I don’t remember crying much during that stretch of time. I felt sort of numb. I remember working at my parents’ dining room table hour after hour every day — there was so much work — and watching Schitt’s Creek every night.
And every weekday morning, without fail, I wrote and published a piece here on my blog.
It’s strange, in retrospect, to think of that. In such a chaotic time, it would have been understandable if my writing practice were to fall by the wayside along with just about every other aspect of the routine I had become accustomed to.
Instead, the writing became the one consistent thing that I hung onto. Wake up, write.
I still had stuff to say, and I said it. And some of it is relevant only to the circumstances of that spring. But some of it still resonates.
I’ve been going through a hard time again — a totally different kind of hard time than the spring 2020 lockdown. I’m doing okay — I have fantastic support and I’m taking good care of myself. But I’ve let go of a lot of things in order to do that.
When I mentioned to my colleague Tracy that I’m somehow still finding the time to write, she smiled and said, “It’s probably hard-wired by this point.” Just like I get dressed, eat lunch, or know the chords to “Starman” without thinking about it, I write.
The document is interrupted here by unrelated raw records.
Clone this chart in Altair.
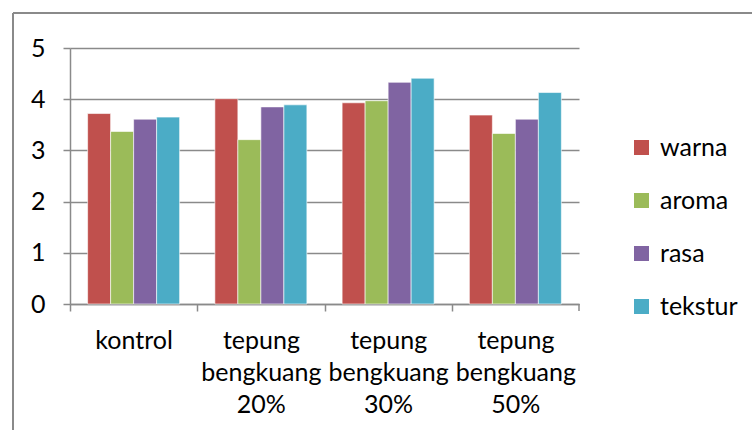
import altair as alt
import pandas as pd

categories = ["kontrol", "tepung bengkuang 20%", "tepung bengkuang 30%", "tepung bengkuang 50%"]
series = ["warna", "aroma", "rasa", "tekstur"]
warna = [3.72, 4.01, 3.93, 3.69]
aroma = [3.37, 3.21, 3.97, 3.33]
rasa = [3.61, 3.85, 4.33, 3.61]
tekstur = [3.65, 3.89, 4.41, 4.13]
colors = ["#C0504D", "#9BBB59", "#8064A2", "#4BACC6"]
y_ticks = [0, 1, 2, 3, 4, 5]

rows = []
for s, vals in zip(series, [warna, aroma, rasa, tekstur]):
    for c, v in zip(categories, vals):
        rows.append({"category": c, "series": s, "value": v})
df = pd.DataFrame(rows)

W, H = 509, 256
STEP = W / len(categories)
FONT = "Lato"
GRAY = "#8a8a8a"

bars = alt.Chart(df).mark_bar(stroke="white", strokeWidth=0.6).encode(
    x=alt.X(
        "category:N",
        sort=categories,
        scale=alt.Scale(paddingInner=0, paddingOuter=0),
        axis=alt.Axis(
            title=None,
            labelAngle=0,
            labelExpr="split(datum.label, ' ')",
            labelFont=FONT,
            labelFontSize=25,
            labelColor="#000000",
            labelLineHeight=32,
            labelBaseline="alphabetic",
            labelPadding=37,
            labelAlign="center",
            tickOffset=-STEP / 2,
            labelOffset=STEP / 2,
            tickSize=7,
            tickColor=GRAY,
            tickWidth=1.5,
            domainColor=GRAY,
            domainWidth=1.5,
            grid=False,
        ),
    ),
    xOffset=alt.XOffset(
        "series:N", sort=series,
        scale=alt.Scale(paddingInner=0, paddingOuter=0.766),
    ),
    y=alt.Y(
        "value:Q",
        scale=alt.Scale(domain=[0, 5], nice=False),
        axis=alt.Axis(
            title=None,
            values=y_ticks,
            labelFont=FONT,
            labelFontSize=25,
            labelColor="#000000",
            labelPadding=18,
            tickSize=7,
            tickColor=GRAY,
            tickWidth=1.5,
            domainColor=GRAY,
            domainWidth=1.5,
            grid=True,
            gridColor=GRAY,
            gridWidth=1.5,
        ),
    ),
    color=alt.Color(
        "series:N",
        sort=series,
        scale=alt.Scale(domain=series, range=colors),
        legend=alt.Legend(
            title=None,
            orient="none",
            legendX=559,
            legendY=87,
            symbolType="square",
            symbolSize=225,
            symbolStrokeWidth=0,
            labelFont=FONT,
            labelFontSize=25,
            labelColor="#000000",
            labelOffset=6,
            rowPadding=27,
            padding=0,
        ),
    ),
)

one = pd.DataFrame({"a": [0]})
last_tick = alt.Chart(one).mark_rule(color=GRAY, strokeWidth=1.5).encode(
    x=alt.value(W), y=alt.value(H), y2=alt.value(H + 7)
)
border_top = alt.Chart(one).mark_rule(color=GRAY, strokeWidth=2).encode(
    x=alt.value(-57), x2=alt.value(720), y=alt.value(-35)
)
border_left = alt.Chart(one).mark_rule(color=GRAY, strokeWidth=2).encode(
    x=alt.value(-57), y=alt.value(-35), y2=alt.value(420)
)

chart = alt.layer(bars, last_tick, border_top, border_left).properties(
    width=W,
    height=H,
    autosize=alt.AutoSizeParams(type="none"),
    padding={"left": 70, "top": 48, "right": 752 - 70 - W, "bottom": 430 - 48 - H},
    background="white",
).configure_view(stroke=None)

chart.save("out.html", embed_options={"renderer": "svg", "actions": False})
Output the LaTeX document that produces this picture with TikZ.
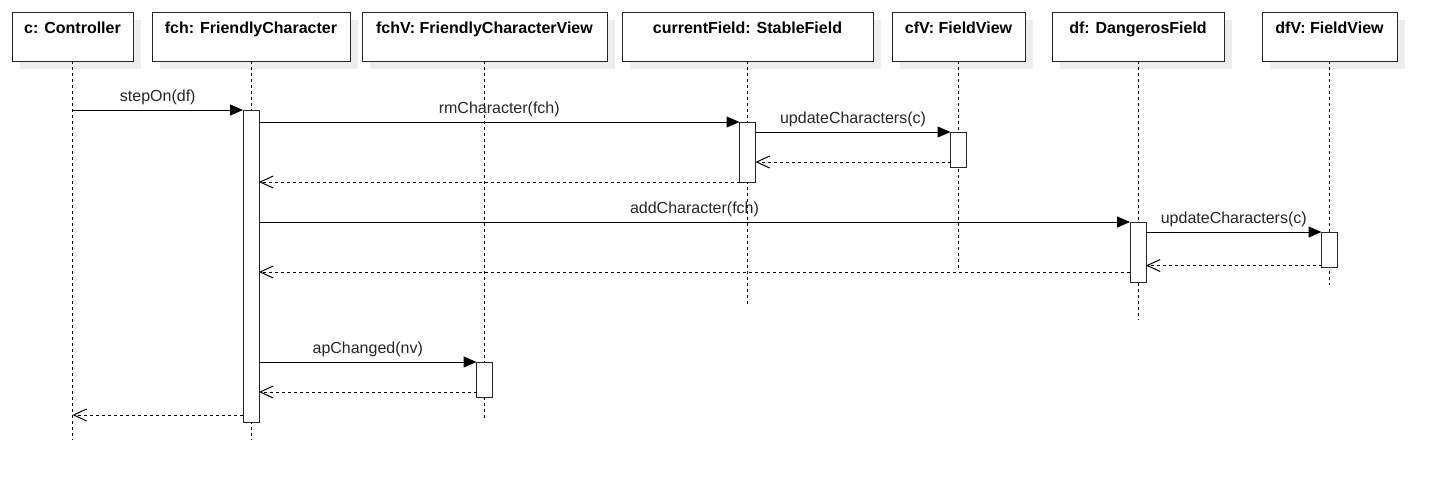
\documentclass[tikz,border=0pt]{standalone}
\usepackage{fontspec}
\setmainfont{Liberation Sans}
\usepackage{tikz}
\usetikzlibrary{positioning}
\usetikzlibrary{shapes,arrows.meta,shadows}
\tikzstyle{head} = [rectangle, draw=black!85, fill=white, line width=1pt,
minimum height=49pt, inner sep=0pt, outer sep=0pt, text height=21pt, text depth=28pt,
font=\fontsize{16}{19}\selectfont\bfseries,
drop shadow={shadow xshift=8pt, shadow yshift=-8pt, fill=black!7, opacity=1}]
\tikzstyle{act} = [rectangle, draw=black!85, fill=white, line width=1pt, minimum width=16pt, inner sep=0pt, outer sep=0pt]
\tikzstyle{life} = [draw, line width=1pt, dash pattern=on 3pt off 3pt]
\tikzstyle{call} = [draw, line width=1pt, -{Triangle[length=13pt,width=11pt]}]
\tikzstyle{ret} = [draw, line width=1pt, dash pattern=on 3pt off 3pt, -{Straight Barb[length=13pt,width=12pt]}]
\tikzstyle{msg} = [above=5pt, inner sep=0pt, text=black!85, font=\fontsize{16}{19}\selectfont]

\begin{document}
\begin{tikzpicture}[x=1pt, y=-1pt]
\useasboundingbox (0,0) rectangle (1445,490);
    % nodes
\node [head, minimum width=121pt, anchor=north west] (c) at (12,12) {c: Controller};
\node [head, minimum width=198pt, right=19pt of c] (fch) {fch: FriendlyCharacter};
\node [head, minimum width=245pt, right=12pt of fch] (fchv) {fchV: FriendlyCharacterView};
\node [head, minimum width=251pt, right=15pt of fchv] (cf) {currentField: StableField};
\node [head, minimum width=133pt, right=19pt of cf] (cfv) {cfV: FieldView};
\node [head, minimum width=172pt, right=27pt of cfv] (df) {df: DangerosField};
\node [head, minimum width=135pt, right=38pt of df] (dfv) {dfV: FieldView};

\coordinate (cE) at (c.south |- 0,440);
\coordinate (fchE) at (fch.south |- 0,440);
\coordinate (fchvE) at (fchv.south |- 0,418);
\coordinate (cfE) at (cf.south |- 0,305);
\coordinate (cfvE) at (cfv.south |- 0,270);
\coordinate (dfE) at (df.south |- 0,320);
\coordinate (dfvE) at (dfv.south |- 0,285);

%lifelines
\path [life] (c.south) -- (cE);
\path [life] (fch.south) -- (fchE);
\path [life] (fchv.south) -- (fchvE);
\path [life] (cf.south) -- (cfE);
\path [life] (cfv.south) -- (cfvE);
\path [life] (df.south) -- (dfE);
\path [life] (dfv.south) -- (dfvE);

\node [act, minimum height=312pt, below=49pt of fch] (fchA) {};
\node [act, minimum height=60pt, below=61pt of cf] (cfA) {};
\node [act, minimum height=35pt, below=71pt of cfv] (cfvA) {};
\node [act, minimum height=60pt, below=161pt of df] (dfA) {};
\node [act, minimum height=35pt, below=171pt of dfv] (dfvA) {};
\node [act, minimum height=35pt, below=301pt of fchv] (fchvA) {};

%edges
\draw [call] (c.south |- fchA.north) -- node[msg] {stepOn(df)} (fchA.north west);
\draw [call] (fchA.east |- cfA.north) -- node[msg] {rmCharacter(fch)} (cfA.north west);
\draw [call] (cfA.east |- cfvA.north) -- node[msg] {updateCharacters(c)} (cfvA.north west);
\draw [ret] ([yshift=5pt]cfvA.south west) coordinate (r1) -- (cfA.east |- r1);
\draw [ret] (cfA.south west) -- (fchA.east |- cfA.south);
\draw [call] (fchA.east |- dfA.north) -- node[msg] {addCharacter(fch)} (dfA.north west);
\draw [call] (dfA.east |- dfvA.north) -- node[msg] {updateCharacters(c)} (dfvA.north west);
\draw [ret] ([yshift=1.5pt]dfvA.south west) coordinate (r2) -- (dfA.east |- r2);
\draw [ret] ([yshift=10pt]dfA.south west) coordinate (r3) -- (fchA.east |- r3);
\draw [call] (fchA.east |- fchvA.north) -- node[msg] {apChanged(nv)} (fchvA.north west);
\draw [ret] ([yshift=5pt]fchvA.south west) coordinate (r4) -- (fchA.east |- r4);
\draw [ret] ([yshift=7pt]fchA.south west) coordinate (r5) -- (c.south |- r5);

   \end{tikzpicture}
\end{document}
I’m not sure exactly how it happened. Judging by my experience back in 2020, I guess this habit was hard-wired after only a year.
I don’t know what my life would be like without writing, because I haven’t stopped to find out.
That makes me think of other habits that I could intentionally “hard wire” in order to gain the benefit of them. It’s been interesting to see how quickly I fell out of the habit of posting on TikTok and how hard it is to get back on the horse again in my current circumstances. I miss it, but it’s not part of my routine in the same way that writing is. In fact, I never established a routine, and that’s probably the reason that, for all my effort, it isn’t a habit that I can continue without thinking about it.
Of course, showing up on video is very different from writing. I can write without good lighting and makeup. I can write without knowing ahead of time what I’m going to write about. I can write and come back to it later. I can write at the coffee shop, the library, or in a quiet house without disturbing anybody.
But there are all kinds of reasons not to write, too. I’ve just managed to overcome them. Tracy also pointed out that, in her own creative practice, she’s learned how to ignore or override the many reasons not to do it. When it comes to video, background noise like a neighbor running a lawnmower can make it easy to give up. She recognizes this and chooses to make the video anyway. That’s not yet the case with me and video, but it’s definitely the case with me and writing.
I’m not sure how many more things I can adopt as baseline habits that I’m able to stick with no matter what is going on in my life. But it’s been surprising and comforting to note that writing has become such a solid part of who I am. Even with so much in life that I can’t control, at least there are things I can influence. That gives me hope.